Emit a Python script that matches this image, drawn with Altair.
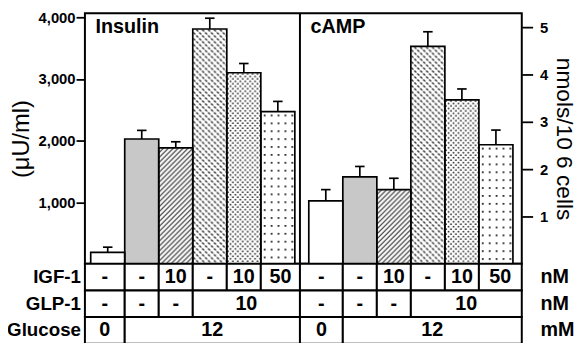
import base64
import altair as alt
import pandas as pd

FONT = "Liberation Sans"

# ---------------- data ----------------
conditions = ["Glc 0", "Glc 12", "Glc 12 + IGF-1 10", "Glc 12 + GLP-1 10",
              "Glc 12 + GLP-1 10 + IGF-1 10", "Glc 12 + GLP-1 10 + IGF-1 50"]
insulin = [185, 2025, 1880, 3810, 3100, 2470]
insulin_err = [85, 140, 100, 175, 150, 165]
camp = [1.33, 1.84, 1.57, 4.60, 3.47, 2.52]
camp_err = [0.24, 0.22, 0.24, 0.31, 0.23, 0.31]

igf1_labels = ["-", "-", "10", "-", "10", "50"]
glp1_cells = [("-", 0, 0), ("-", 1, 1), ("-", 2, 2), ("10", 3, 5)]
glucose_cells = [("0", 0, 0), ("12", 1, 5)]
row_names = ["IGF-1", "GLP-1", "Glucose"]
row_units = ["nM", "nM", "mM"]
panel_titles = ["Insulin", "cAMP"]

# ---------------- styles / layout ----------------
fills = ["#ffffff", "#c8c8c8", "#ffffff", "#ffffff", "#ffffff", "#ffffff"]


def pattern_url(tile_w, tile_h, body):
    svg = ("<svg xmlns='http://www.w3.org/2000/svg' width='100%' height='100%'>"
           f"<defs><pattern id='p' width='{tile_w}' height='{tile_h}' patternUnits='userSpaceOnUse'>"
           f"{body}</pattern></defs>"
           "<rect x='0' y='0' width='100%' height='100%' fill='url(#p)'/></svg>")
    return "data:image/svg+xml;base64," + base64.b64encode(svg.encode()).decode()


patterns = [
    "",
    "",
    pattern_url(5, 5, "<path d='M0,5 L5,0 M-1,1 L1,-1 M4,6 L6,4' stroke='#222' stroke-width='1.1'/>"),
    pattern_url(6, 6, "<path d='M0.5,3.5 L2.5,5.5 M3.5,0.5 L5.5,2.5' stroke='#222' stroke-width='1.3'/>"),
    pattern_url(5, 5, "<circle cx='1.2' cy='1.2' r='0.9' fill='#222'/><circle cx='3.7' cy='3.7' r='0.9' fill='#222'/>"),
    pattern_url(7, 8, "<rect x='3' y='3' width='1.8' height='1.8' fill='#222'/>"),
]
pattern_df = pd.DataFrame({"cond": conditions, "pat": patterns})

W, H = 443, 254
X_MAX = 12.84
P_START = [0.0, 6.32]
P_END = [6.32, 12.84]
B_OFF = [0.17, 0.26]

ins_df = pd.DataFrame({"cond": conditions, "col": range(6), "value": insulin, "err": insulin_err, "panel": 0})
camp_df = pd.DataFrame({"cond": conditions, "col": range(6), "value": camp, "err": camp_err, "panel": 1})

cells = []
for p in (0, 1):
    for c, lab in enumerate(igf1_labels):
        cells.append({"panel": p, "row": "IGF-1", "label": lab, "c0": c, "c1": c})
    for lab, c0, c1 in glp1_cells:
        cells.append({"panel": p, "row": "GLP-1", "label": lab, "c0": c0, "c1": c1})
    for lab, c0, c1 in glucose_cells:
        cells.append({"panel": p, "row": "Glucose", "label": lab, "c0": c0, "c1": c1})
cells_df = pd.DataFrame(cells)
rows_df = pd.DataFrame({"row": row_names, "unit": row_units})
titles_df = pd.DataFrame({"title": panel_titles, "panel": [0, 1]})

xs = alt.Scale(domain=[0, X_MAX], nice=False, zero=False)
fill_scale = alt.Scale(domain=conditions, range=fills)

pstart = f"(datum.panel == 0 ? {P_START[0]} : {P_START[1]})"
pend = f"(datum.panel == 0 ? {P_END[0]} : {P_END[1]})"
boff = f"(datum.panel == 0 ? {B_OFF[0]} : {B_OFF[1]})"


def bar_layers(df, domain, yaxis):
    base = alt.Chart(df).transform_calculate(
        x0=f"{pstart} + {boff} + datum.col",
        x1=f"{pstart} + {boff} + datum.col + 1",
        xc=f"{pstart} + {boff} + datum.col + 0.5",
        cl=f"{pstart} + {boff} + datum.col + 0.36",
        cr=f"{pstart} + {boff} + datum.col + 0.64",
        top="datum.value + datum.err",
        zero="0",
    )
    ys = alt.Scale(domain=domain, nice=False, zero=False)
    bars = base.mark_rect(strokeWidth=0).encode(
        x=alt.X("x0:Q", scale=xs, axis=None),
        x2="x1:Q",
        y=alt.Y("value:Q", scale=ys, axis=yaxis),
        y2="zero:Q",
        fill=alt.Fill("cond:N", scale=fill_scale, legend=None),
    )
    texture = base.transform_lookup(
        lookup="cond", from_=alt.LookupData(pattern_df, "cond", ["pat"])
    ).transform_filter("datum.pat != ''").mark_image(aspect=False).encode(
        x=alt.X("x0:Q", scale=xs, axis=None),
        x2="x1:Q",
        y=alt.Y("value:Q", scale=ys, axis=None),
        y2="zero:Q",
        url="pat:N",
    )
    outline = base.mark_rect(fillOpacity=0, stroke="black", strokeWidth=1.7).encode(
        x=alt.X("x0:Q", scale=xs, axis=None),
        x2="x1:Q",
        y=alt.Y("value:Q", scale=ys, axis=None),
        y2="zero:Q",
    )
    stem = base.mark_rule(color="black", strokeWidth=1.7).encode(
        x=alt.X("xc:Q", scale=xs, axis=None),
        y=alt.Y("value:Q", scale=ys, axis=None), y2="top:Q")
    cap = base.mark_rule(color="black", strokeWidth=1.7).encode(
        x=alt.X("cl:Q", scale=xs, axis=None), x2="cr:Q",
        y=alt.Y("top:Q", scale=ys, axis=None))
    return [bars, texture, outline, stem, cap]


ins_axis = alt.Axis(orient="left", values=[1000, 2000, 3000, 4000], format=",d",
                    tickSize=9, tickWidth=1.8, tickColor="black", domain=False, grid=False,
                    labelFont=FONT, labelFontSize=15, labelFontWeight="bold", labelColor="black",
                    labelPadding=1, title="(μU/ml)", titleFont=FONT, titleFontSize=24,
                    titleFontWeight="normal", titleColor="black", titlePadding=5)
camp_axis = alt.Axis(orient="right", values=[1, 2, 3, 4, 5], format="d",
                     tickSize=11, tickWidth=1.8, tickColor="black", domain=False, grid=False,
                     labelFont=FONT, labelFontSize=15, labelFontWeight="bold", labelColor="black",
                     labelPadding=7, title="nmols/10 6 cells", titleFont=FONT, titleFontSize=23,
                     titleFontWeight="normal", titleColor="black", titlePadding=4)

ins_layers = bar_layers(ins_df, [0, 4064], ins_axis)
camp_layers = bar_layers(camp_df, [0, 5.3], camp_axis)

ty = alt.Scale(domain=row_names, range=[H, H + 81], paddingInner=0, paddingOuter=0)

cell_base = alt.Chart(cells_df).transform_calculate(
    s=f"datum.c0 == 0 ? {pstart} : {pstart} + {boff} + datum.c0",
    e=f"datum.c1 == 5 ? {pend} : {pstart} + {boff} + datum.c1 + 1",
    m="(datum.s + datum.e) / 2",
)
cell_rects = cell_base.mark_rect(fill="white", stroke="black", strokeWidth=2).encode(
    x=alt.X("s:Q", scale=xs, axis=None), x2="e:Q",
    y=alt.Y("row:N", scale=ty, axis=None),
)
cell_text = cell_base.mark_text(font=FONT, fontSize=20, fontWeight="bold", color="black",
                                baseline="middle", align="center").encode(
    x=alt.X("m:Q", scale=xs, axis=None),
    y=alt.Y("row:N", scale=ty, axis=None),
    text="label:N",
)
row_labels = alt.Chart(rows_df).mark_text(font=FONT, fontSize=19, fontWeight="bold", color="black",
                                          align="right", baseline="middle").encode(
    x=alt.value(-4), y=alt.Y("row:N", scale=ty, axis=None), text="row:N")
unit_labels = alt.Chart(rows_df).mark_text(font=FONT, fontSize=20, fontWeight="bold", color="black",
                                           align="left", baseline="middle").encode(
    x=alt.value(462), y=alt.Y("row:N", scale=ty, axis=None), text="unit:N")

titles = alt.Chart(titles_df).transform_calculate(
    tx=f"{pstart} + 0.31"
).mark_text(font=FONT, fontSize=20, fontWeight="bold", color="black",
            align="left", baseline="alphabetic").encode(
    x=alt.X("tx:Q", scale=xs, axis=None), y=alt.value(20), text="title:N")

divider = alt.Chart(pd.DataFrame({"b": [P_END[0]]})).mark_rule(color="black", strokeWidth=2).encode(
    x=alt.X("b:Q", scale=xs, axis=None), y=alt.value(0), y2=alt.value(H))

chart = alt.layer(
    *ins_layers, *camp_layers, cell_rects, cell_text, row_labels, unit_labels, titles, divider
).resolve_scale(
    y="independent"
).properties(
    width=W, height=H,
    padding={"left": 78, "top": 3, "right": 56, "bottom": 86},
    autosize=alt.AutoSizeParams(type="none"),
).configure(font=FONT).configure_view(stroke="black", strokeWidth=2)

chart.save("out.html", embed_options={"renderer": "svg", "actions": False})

**What the task requires:**
From the top of the listing above, repeat each line exactly until you reach the line containing "camp_err = [0.24, 0.22, 0.24, 0.31, 0.23, 0.31]", and repeat that one too. Leave the pictures out.

**Result:**
Emit a Python script that matches this image, drawn with Altair.
import base64
import altair as alt
import pandas as pd

FONT = "Liberation Sans"

# ---------------- data ----------------
conditions = ["Glc 0", "Glc 12", "Glc 12 + IGF-1 10", "Glc 12 + GLP-1 10",
              "Glc 12 + GLP-1 10 + IGF-1 10", "Glc 12 + GLP-1 10 + IGF-1 50"]
insulin = [185, 2025, 1880, 3810, 3100, 2470]
insulin_err = [85, 140, 100, 175, 150, 165]
camp = [1.33, 1.84, 1.57, 4.60, 3.47, 2.52]
camp_err = [0.24, 0.22, 0.24, 0.31, 0.23, 0.31]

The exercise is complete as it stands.